My first instinct was to frisk myself and make sure it wasn't in another pocket: no dice. I stood and thought about it, reconstructing my day. Since I hadn't even taken it out at the cleaners, I went backwards from there, looking for it in any of the freeze frames in my mind. Driving from the garage? Working at my desk? Having breakfast? Getting dressed... ah, there it is. I could see it sitting in the little basket that I throw my keys and money into each night. Not stolen, merely forgotten.
First problem: no license or registration. If a cop stopped me, no doubt about it, I was driving illegally. Nothing I could do, short of scrupulously observing every traffic sign I saw between there and home. I did consider for a moment what I would do if I came to a police checkpoint. After briefly flirting with the idea of pulling a James Bond-like maneuver to get around it, I decided that if that happened I'd best come clean and take the consequences.
Next problem: no cards. No ATM card, no credit card, no Famous Footwear Rewards card. So that there was no way for me to get additional cash, nor pay for a purchase beyond any cash on hand. I did have a couple of twenties in my money clip, and thankfully had remembered to grab that when I got dressed and filled my pockets. But if I suddenly came across a members only two-for-one running shoe sale, I was plumb out of luck.
Little did I know I was square in the middle of a trend. According to recent surveys, payng with greenbacks has become the preferred approach of a majority of the public. Many view this as a reaction to the Great Recession, which resulted in lenders reducing their willingness to extend credit. But consumers also learned the hard way that spending what you don't have can be devastating financially. In either case, the evidence is that people are far more likely to pull out the Benjamins as opposed to the Karls (as in Karl Malden, the “don't leave home without it” spokesperson for American Express).

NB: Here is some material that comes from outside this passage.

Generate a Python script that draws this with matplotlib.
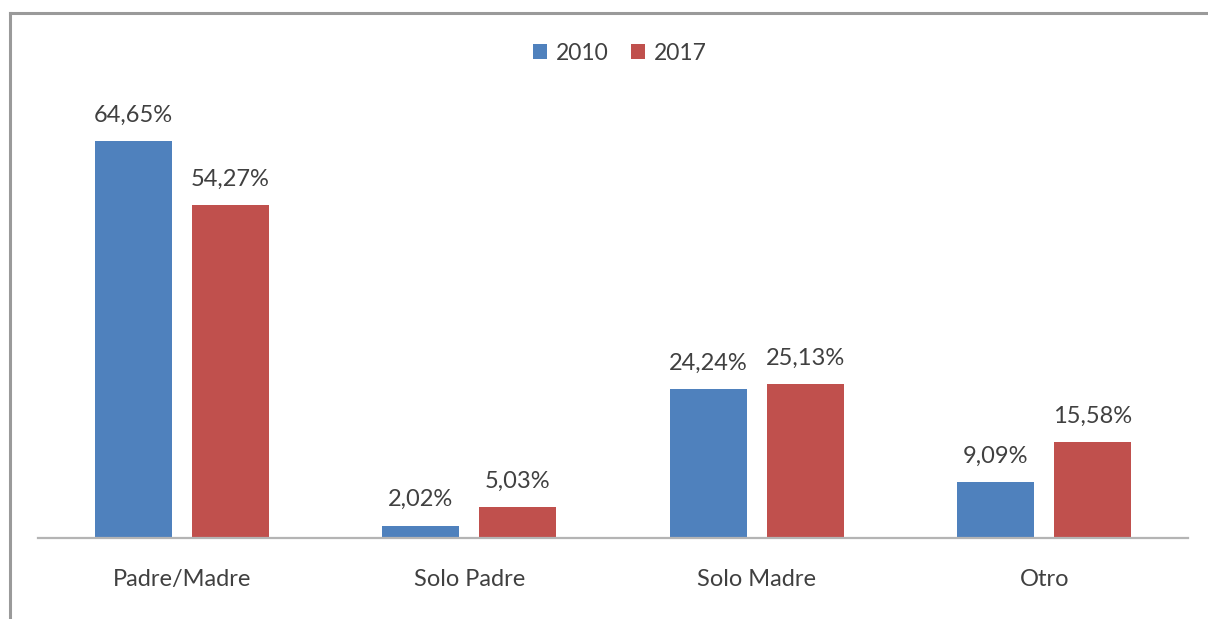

The numbers paint an interesting dichotomy: it seems that possession isn't 9/10's of the law. While 68% of American adults have a debit card and 67% percent have a credit card, we are taking them out less frequently. The result is that 54% of those surveyed said that they'd prefer to buy with cash as opposed to any other form of payment available to them.
Personally speaking, we use the cards as a convenience, and pay them off in full every month. They work from a business standpoint as well, giving me float for the month, better expense tracking and I don't turn my nose up at the miles and points awarded either. But that option only works if you have them in your possession, a situation I was not in. So back to the flimsy green stuff it is.
I bought twenty dollars in gas and picked up a bucket of patching material. I even found the plumbing thingy I needed; thankfully, it was only $1.25. All in, I was still 2 bucks and change in the black. But that was the end of the line. They say you don't miss something you have until you no longer have it. Usually it's said in reference to privilege or luxury. But my dear Mastercard, I'll never take you for granted again.